Work to complete:
Locate the string "this" throughout the material and copy every line in which it occurs.

Dataset extract:
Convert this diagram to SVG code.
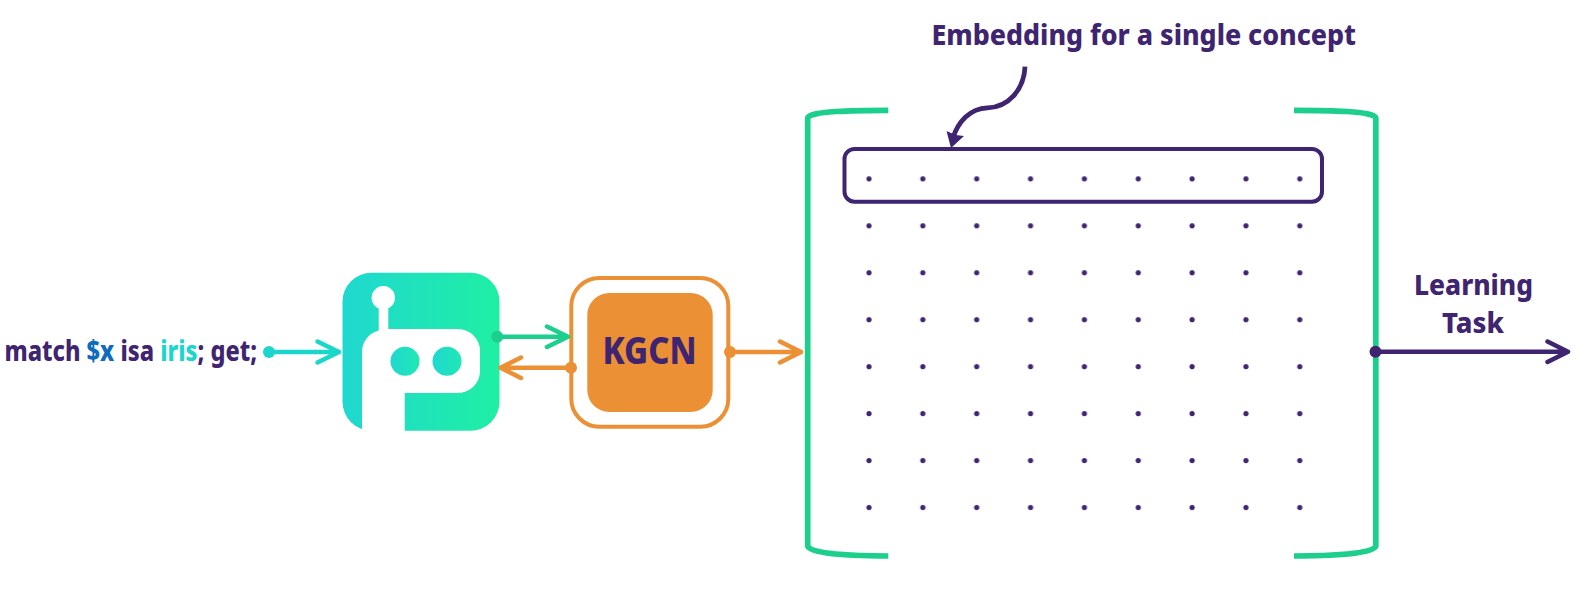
<svg xmlns="http://www.w3.org/2000/svg" width="1586" height="594" viewBox="0 0 1586 594">
<style>
text{font-family:"Noto Sans","Liberation Sans",sans-serif;font-weight:800;fill:#3e2471}
.a{fill:none;stroke-width:4.500;stroke-linecap:round;stroke-linejoin:round}
.t{stroke:#1bd6cb}.g{stroke:#1ccf8d}.o{stroke:#eb9034}.p{stroke:#3e2471}
.d{fill:#3e2471}
.b{fill:none;stroke:#1ccf8d;stroke-width:5.700}
</style>
<defs>
<linearGradient id="bot" x1="0" x2="1" y1="0" y2="0"><stop offset="0" stop-color="#1fd8d0"/><stop offset="1" stop-color="#1fefa3"/></linearGradient>
<linearGradient id="eye" x1="0" x2="1" y1="0" y2="0"><stop offset="0" stop-color="#1fd8d0"/><stop offset="1" stop-color="#1fe8b4"/></linearGradient>
<pattern id="dots" x="842" y="155.300" width="53.850" height="46.950" patternUnits="userSpaceOnUse"><circle cx="27" cy="23.500" r="2.600" class="d"/></pattern>
</defs>
<g id="query">
<text transform="translate(4.500 361) scale(.841 1)" font-size="28">match <tspan fill="#0f6cbd">$x</tspan> isa <tspan fill="#1bd6cb">iris</tspan>; get;</text>
</g>
<g id="robot">
<rect x="342.500" y="272.700" width="157" height="158" rx="29" fill="url(#bot)"/>
<path d="M362 431V351a22 22 0 0 1 16.700-20.500V306h9.600v23H458a22 22 0 0 1 22 22v20a22 22 0 0 1-22 22h-53.300v38z" fill="#fff"/>
<circle cx="383.300" cy="297.700" r="11.700" fill="#fff"/>
<circle cx="405" cy="361.300" r="14.500" fill="url(#eye)"/>
<circle cx="447" cy="361.300" r="14.500" fill="url(#eye)"/>
</g>
<g id="kgcn">
<rect x="571.300" y="278" width="157" height="148.700" rx="28" fill="#fff" stroke="#eb9034" stroke-width="4"/>
<rect x="587.300" y="293" width="125.400" height="119" rx="22" fill="#eb9034"/>
<text x="602.500" y="364.300" font-size="38" textLength="94" lengthAdjust="spacingAndGlyphs">KGCN</text>
</g>
<g id="embedding">
<path class="b" d="M888.300 110.300C855 110.300 808.500 111 807.700 118V546C808.500 554 855 556 888.300 556"/>
<path class="b" d="M1294 110.300C1328 110.300 1375 111 1375.800 118V546C1375 554 1328 556 1294 556"/>
<rect x="842" y="155.300" width="484" height="376" fill="url(#dots)"/>
<rect x="844.500" y="149" width="477.500" height="52.700" rx="10" fill="none" stroke="#3e2471" stroke-width="4"/>
</g>
<g id="labels">
<text x="931.500" y="45" font-size="29" textLength="424.500" lengthAdjust="spacingAndGlyphs">Embedding for a single concept</text>
<text x="1414" y="295" font-size="29" textLength="119" lengthAdjust="spacingAndGlyphs">Learning</text>
<text x="1442" y="332.700" font-size="29" textLength="62" lengthAdjust="spacingAndGlyphs">Task</text>
</g>
<g id="connectors">
<circle cx="269" cy="352" r="6" fill="#1bd6cb"/>
<path class="a t" d="M269 352H339M317.500 341.500L339 352L317.500 362.500"/>
<circle cx="497.300" cy="336.700" r="6" fill="#1ccf8d"/>
<path class="a g" d="M497.300 336.700H568M547 326.500L568 336.700L547 347"/>
<circle cx="571" cy="367.700" r="6" fill="#eb9034"/>
<path class="a o" d="M571 367.700H500.500M521 357.500L500.500 367.700L521 378"/>
<circle cx="730" cy="352" r="6" fill="#eb9034"/>
<path class="a o" d="M730 352H801M780 341.500L801 352L780 362.500"/>
<circle cx="1375.500" cy="351.700" r="6" fill="#3e2471"/>
<path class="a p" d="M1375.500 351.700H1568M1547.500 341.500L1568 351.700L1547.500 362"/>
<path d="M1025 66.700C1024 90 1008 107.300 987.300 107.800C970 108.300 958 122 953 138" fill="none" stroke="#3e2471" stroke-width="4.800"/>
<path d="M951 148L946.500 131L955.500 135L964 136z" fill="#3e2471"/>
</g>
</svg>
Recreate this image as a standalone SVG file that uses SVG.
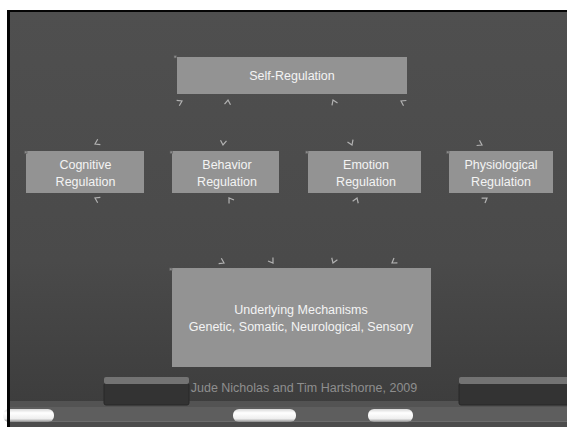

Response:
Convert this diagram to SVG code.
Recreate this image as a standalone SVG file that uses SVG.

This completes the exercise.